Salah satu ciri utama penamaan orang Bali adalah penggunaan nama-nama yang menunjukkan urutan kelahiran seseorang dalam keluarga. Nama-nama ini bersifat generik dan digunakan oleh semua anak dari kasta manapun. Anak pertama biasanya dinamai Wayan, Putu, atau Gede, sedangkan anak kedua dinamai Made, Kadek, atau Nengah. Anak ketiga diberi nama Nyoman atau Komang. dan anak keempat dinamai Ketut.
Jika ada anak kelima, maka siklus penamaan bisa kembali ke Wayan dan seterusnya. Nama-nama ini bukan sekadar tradisi turun-temurun, tetapi juga mencerminkan filosofi Hindu tentang reinkarnasi dan siklus kehidupan. Ini menggambarkan bahwa setiap anak lahir membawa peran dan kedudukan tertentu dalam keluarga dan masyarakat, sekaligus menjaga kesinambungan identitas keluarga Bali secara kolektif.
Namun, penamaan dalam masyarakat Bali tidak hanya sebatas urutan kelahiran. Kasta atau varna dalam sistem Hindu Bali juga memengaruhi struktur nama seseorang. Terdapat empat kasta utama yang dikenal dalam masyarakat Hindu Bali, yaitu Brahmana (kaum pendeta), Ksatria (bangsawan dan pejuang), Waisya (pedagang dan petani), dan Sudra (masyarakat umum).
Kasta di Bali
Seseorang yang berasal dari kasta Brahmana umumnya menggunakan awalan nama seperti Ida Bagus untuk laki-laki dan Ida Ayu untuk perempuan. Bagi kasta Ksatria, nama depannya bisa berupa Anak Agung, Cokorda, atau Dewa. Sedangkan untuk kasta Waisya, bisa ditemui nama seperti Ngakan, Kompyang, atau Sang. Sedangkan kasta Sudra, yang merupakan mayoritas masyarakat Bali, biasanya tidak memiliki awalan kasta dalam namanya dan hanya menggunakan penanda urutan kelahiran.

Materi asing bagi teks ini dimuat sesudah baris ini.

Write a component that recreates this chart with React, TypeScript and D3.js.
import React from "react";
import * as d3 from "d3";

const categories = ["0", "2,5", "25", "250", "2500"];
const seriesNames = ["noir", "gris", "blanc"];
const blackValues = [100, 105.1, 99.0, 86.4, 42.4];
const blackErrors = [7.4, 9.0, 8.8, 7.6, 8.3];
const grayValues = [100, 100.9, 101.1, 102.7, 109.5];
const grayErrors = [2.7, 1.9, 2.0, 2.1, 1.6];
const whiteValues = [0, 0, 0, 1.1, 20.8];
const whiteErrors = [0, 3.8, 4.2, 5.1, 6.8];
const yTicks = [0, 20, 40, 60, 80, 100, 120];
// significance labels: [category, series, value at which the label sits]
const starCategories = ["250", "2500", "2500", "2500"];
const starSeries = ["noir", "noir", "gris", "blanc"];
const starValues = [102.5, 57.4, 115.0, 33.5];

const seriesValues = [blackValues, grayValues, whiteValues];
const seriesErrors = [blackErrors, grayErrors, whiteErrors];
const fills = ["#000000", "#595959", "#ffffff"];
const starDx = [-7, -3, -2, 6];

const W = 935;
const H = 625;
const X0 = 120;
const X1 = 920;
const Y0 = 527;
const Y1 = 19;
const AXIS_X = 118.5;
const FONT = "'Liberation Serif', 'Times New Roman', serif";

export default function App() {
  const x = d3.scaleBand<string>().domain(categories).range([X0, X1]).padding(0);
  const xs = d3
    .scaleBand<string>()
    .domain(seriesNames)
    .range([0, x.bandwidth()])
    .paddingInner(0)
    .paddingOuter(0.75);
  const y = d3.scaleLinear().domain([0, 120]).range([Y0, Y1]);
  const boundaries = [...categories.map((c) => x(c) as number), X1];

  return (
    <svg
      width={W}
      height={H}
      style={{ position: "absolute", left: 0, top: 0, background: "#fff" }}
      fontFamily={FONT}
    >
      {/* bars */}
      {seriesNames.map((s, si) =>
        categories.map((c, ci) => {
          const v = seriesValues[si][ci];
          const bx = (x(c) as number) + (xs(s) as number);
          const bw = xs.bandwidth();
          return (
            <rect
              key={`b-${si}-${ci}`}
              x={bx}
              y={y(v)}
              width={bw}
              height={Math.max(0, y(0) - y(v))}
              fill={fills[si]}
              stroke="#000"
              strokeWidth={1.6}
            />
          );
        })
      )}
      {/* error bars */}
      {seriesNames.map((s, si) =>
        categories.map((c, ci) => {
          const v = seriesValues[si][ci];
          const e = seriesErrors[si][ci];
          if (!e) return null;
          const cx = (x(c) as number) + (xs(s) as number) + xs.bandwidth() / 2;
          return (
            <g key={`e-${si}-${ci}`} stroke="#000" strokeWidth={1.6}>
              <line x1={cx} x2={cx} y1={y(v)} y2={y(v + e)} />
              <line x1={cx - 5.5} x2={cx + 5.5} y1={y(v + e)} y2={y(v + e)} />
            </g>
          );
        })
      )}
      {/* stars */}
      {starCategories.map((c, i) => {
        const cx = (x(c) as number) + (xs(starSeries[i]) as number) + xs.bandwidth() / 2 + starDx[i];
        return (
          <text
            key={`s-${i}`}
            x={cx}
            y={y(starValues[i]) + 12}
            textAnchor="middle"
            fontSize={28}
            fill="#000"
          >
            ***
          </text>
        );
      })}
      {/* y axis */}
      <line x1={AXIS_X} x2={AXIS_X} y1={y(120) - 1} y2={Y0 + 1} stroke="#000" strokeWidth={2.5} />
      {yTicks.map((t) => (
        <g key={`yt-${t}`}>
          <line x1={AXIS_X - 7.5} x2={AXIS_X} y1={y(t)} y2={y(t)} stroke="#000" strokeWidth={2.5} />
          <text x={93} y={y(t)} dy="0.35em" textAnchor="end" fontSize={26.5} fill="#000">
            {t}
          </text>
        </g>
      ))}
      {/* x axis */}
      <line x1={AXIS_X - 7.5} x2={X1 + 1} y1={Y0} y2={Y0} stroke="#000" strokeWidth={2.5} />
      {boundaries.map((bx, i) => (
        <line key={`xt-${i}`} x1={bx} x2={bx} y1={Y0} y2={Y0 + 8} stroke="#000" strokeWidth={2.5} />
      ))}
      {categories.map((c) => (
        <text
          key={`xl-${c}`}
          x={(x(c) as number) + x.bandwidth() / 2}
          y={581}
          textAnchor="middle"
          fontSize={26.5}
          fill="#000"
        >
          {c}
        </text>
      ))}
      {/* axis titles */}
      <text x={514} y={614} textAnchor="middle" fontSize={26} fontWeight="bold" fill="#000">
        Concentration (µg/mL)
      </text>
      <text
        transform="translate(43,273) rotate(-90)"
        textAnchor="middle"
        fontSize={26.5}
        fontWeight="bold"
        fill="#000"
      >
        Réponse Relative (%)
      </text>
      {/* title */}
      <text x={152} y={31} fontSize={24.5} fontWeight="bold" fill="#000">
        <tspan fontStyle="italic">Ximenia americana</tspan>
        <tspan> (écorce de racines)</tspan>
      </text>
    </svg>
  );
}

Melalui penamaan ini, masyarakat Bali secara tidak langsung menandai struktur sosial mereka, namun tetap dalam semangat keharmonisan dan kesalinghormatan. Selain itu, gender juga memengaruhi struktur nama dalam budaya Bali.
Setelah penanda kasta dan urutan kelahiran, umumnya nama anak laki-laki akan diberi tambahan seperti I, sedangkan perempuan menggunakan Ni. Misalnya, seorang perempuan Sudra yang lahir sebagai anak ketiga bisa bernama Ni Komang Ayu, sedangkan saudara laki-lakinya yang lahir sebagai anak pertama bisa bernama I Putu Gede.

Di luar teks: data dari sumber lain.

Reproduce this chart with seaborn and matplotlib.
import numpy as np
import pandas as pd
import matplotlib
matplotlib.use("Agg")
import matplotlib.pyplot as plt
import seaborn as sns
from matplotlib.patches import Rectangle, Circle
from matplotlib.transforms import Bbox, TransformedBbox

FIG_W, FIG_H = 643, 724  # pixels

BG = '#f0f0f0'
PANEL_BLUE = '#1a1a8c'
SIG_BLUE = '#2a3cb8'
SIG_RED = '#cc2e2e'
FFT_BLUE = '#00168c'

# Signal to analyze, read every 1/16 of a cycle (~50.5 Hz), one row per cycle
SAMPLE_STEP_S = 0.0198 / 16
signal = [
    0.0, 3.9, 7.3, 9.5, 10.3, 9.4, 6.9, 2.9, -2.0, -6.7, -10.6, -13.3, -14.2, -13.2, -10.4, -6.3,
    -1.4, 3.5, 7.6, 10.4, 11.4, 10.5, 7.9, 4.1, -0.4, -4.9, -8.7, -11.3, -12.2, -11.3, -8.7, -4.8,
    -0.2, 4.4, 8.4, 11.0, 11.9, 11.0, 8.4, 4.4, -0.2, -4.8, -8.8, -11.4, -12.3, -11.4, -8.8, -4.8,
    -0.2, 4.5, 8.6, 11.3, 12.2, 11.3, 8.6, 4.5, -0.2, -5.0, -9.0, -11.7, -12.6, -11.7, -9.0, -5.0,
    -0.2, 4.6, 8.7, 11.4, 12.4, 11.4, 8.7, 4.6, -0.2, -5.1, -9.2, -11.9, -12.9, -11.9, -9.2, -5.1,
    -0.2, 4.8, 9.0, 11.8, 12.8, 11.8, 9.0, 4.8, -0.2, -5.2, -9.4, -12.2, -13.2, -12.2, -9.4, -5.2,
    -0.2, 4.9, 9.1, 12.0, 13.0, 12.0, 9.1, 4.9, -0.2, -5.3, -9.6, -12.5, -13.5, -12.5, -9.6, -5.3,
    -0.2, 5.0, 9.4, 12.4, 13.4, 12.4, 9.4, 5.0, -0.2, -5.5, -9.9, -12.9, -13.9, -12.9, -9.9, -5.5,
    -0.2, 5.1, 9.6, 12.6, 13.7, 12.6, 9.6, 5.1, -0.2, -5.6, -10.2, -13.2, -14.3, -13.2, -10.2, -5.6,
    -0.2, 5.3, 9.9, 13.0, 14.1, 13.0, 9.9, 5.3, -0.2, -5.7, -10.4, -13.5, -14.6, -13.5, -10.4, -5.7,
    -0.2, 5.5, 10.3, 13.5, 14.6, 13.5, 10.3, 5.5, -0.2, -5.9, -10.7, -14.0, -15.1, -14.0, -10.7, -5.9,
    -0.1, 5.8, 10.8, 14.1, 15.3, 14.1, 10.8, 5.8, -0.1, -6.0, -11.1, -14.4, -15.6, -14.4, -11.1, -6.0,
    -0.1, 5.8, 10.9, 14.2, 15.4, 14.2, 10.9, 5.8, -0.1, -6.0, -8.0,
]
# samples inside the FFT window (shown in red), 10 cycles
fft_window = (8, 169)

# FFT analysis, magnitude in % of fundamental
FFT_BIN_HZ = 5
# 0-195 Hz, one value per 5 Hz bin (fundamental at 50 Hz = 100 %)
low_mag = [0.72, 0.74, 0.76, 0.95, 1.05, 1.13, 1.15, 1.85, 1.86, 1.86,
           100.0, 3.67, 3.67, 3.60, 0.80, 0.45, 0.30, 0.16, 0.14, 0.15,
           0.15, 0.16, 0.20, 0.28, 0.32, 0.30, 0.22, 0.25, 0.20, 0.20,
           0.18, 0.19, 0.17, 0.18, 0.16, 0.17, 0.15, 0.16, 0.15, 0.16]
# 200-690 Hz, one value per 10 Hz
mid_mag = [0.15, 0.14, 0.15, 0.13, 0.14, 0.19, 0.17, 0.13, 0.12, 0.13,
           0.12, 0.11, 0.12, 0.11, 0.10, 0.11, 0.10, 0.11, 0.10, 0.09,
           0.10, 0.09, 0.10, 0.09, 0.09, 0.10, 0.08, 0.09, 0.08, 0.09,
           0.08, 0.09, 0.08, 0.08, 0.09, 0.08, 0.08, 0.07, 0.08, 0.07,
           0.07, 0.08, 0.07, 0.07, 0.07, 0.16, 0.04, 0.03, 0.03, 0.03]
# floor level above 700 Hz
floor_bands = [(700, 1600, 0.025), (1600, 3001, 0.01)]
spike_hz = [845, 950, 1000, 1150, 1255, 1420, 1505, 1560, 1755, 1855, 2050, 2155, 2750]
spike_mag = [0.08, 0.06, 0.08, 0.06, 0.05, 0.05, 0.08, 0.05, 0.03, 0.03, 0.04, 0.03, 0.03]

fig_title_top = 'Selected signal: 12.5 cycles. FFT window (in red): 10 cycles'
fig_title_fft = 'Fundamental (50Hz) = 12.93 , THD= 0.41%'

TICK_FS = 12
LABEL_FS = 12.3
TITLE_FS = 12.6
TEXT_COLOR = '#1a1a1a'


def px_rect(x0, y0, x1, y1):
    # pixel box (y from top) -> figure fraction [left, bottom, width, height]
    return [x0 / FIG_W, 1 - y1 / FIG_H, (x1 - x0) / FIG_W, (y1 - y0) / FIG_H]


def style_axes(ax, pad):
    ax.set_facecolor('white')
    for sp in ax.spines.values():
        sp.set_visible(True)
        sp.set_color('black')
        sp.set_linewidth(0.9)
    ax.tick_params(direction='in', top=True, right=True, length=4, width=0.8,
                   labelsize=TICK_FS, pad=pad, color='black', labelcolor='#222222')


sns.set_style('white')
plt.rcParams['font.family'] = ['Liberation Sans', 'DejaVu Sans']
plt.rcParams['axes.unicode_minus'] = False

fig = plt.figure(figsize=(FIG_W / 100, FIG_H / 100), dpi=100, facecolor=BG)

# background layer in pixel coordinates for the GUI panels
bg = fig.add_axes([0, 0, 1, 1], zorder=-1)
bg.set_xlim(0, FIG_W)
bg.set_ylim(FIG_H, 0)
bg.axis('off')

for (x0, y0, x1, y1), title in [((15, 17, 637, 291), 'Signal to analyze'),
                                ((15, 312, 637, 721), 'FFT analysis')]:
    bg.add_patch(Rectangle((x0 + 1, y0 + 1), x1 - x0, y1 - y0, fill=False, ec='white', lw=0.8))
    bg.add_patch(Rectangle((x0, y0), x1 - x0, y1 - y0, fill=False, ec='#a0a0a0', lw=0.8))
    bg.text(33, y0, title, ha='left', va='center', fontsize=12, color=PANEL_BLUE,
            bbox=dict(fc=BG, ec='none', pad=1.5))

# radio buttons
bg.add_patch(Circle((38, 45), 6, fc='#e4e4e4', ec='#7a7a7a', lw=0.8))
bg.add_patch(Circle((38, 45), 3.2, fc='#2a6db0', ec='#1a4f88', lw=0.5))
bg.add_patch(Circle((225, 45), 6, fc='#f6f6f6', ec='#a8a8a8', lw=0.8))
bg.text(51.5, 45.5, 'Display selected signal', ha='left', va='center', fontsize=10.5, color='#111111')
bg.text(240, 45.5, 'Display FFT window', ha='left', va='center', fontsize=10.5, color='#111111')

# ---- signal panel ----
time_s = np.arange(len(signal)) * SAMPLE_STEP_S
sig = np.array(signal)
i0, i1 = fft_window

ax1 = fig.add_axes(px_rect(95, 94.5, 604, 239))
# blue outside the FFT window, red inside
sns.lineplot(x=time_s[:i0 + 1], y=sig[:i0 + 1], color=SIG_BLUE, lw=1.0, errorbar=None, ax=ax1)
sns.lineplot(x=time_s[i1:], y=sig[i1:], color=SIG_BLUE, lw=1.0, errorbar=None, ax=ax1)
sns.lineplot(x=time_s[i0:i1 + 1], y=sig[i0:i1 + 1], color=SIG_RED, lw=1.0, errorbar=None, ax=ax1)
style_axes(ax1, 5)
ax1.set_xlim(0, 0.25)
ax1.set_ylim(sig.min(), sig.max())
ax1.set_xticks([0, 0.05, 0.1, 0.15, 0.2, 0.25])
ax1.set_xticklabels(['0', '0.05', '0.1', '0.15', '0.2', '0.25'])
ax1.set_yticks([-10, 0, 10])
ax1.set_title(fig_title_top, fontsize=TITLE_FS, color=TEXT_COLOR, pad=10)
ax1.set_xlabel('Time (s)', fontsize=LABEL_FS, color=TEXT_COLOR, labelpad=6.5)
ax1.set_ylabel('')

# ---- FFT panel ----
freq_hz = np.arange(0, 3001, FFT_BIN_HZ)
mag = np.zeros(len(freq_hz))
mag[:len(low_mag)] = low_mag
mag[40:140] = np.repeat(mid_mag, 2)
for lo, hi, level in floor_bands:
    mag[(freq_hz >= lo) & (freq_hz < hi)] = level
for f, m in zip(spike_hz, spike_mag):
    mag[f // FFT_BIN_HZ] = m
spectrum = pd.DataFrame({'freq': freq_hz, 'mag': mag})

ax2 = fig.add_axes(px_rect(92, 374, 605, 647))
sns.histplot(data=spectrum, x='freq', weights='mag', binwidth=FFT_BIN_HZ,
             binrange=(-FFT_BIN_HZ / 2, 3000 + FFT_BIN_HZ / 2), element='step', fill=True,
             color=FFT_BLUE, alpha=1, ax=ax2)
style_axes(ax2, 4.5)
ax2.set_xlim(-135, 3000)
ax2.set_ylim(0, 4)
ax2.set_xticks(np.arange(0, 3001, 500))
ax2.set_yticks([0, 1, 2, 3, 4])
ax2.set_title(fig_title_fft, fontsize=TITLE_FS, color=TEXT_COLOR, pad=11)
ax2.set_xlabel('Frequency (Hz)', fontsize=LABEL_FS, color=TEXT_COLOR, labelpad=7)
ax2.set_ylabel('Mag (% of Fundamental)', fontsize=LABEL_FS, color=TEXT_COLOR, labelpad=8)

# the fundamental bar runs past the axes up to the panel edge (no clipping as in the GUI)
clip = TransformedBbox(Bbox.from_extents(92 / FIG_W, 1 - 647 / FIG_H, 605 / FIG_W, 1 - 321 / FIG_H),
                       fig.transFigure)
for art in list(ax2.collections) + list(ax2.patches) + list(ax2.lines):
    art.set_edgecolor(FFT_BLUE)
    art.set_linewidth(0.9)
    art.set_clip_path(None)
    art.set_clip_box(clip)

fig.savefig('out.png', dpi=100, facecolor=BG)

Ini menambah kompleksitas namun juga kekayaan dalam penamaan masyarakat Bali. Bahkan, nama seseorang bisa berubah lagi setelah menikah atau memiliki gelar adat atau spiritual tertentu, sehingga dalam satu fase kehidupan, seseorang bisa memiliki beberapa bentuk nama yang mencerminkan perjalanan hidupnya, kedewasaan spiritual, atau posisi sosial dalam komunitas.
Tata cara penamaan ini tidak hanya menjadi alat untuk mengenali seseorang, tapi juga mencerminkan struktur nilai dan pandangan hidup masyarakat Bali. Ia menunjukkan bahwa nama adalah bagian dari sistem sosial yang mengatur interaksi antarindividu dalam konteks yang lebih besar, yakni desa adat, keluarga besar, dan masyarakat Bali secara keseluruhan.

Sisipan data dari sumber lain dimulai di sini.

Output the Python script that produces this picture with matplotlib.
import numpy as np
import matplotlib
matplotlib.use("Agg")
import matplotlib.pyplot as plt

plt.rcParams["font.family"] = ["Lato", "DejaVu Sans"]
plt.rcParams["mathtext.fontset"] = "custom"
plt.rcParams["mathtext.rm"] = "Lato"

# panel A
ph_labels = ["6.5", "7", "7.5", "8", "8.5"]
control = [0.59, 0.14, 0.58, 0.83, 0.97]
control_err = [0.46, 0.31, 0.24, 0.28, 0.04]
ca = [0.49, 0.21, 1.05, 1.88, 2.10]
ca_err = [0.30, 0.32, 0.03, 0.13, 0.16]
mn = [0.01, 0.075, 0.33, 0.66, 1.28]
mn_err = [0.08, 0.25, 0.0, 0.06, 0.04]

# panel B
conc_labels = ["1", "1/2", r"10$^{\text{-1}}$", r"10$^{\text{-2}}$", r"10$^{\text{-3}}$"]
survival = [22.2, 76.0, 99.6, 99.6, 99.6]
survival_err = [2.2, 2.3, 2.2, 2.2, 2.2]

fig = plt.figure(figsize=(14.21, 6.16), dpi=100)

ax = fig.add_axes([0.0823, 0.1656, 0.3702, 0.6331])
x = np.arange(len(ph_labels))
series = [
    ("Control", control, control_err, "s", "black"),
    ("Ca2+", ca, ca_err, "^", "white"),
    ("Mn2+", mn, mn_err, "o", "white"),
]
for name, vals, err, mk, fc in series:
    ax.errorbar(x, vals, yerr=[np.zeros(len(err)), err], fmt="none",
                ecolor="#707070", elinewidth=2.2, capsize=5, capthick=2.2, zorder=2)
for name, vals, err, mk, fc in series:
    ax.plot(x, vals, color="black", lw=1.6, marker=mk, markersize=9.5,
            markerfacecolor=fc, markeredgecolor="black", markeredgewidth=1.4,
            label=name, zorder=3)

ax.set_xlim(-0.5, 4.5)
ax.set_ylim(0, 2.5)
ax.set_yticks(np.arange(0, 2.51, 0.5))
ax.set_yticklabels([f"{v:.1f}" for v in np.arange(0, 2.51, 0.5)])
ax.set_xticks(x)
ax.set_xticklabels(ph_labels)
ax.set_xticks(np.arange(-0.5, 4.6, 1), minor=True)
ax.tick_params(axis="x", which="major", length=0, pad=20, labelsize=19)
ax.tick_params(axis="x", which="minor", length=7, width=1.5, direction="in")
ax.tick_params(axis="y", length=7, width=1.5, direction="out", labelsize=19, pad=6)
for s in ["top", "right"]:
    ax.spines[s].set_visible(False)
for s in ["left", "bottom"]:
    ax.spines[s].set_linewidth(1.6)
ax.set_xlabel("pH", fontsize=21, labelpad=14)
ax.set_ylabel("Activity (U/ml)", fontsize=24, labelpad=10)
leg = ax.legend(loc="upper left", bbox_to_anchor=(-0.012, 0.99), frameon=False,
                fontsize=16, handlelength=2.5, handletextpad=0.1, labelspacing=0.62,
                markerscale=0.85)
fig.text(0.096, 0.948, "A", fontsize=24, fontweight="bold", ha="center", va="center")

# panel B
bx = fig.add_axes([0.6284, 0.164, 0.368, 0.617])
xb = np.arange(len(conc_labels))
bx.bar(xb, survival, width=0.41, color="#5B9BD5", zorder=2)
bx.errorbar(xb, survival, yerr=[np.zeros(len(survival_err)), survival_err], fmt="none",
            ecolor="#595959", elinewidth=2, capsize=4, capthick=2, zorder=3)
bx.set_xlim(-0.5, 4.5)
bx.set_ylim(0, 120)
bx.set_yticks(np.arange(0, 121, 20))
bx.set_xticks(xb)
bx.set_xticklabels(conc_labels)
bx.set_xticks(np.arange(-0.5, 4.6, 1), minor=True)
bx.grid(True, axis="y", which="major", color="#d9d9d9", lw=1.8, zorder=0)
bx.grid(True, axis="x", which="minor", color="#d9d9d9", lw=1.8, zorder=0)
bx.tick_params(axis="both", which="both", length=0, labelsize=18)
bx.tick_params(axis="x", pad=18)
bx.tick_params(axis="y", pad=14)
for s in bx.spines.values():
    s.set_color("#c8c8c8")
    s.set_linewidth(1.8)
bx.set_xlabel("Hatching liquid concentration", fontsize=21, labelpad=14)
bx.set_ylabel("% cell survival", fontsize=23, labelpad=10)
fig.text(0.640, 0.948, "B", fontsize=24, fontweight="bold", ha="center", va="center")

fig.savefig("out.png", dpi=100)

Dalam setiap nama terkandung informasi tentang siapa seseorang, dari mana ia berasal, siapa keluarganya, bagaimana kedudukannya dalam masyarakat, bahkan harapan yang disematkan oleh keluarganya sejak lahir. Tidak berlebihan jika dikatakan bahwa dalam budaya Bali, nama adalah warisan, doa, dan peta sosial yang terangkai dalam satu rangkaian kata.
Dengan memahami tata cara penamaan orang Bali, kita tidak hanya sekadar mengenali sisi unik dari sebuah budaya, tetapi juga diajak menyelami cara pandang masyarakat yang menjunjung tinggi tatanan sosial, spiritualitas, dan keharmonisan hidup.
Ini adalah cermin dari bagaimana kearifan lokal dan nilai-nilai leluhur dijaga dalam keseharian, bahkan dalam hal yang tampak sederhana seperti sebuah nama. Maka, ketika mendengar nama I Made, Ida Ayu, atau Anak Agung, kita tidak hanya mendengar bunyi panggilan, tapi juga menyimak narasi panjang tentang tradisi, identitas, dan kehidupan orang Bali yang penuh filosofi.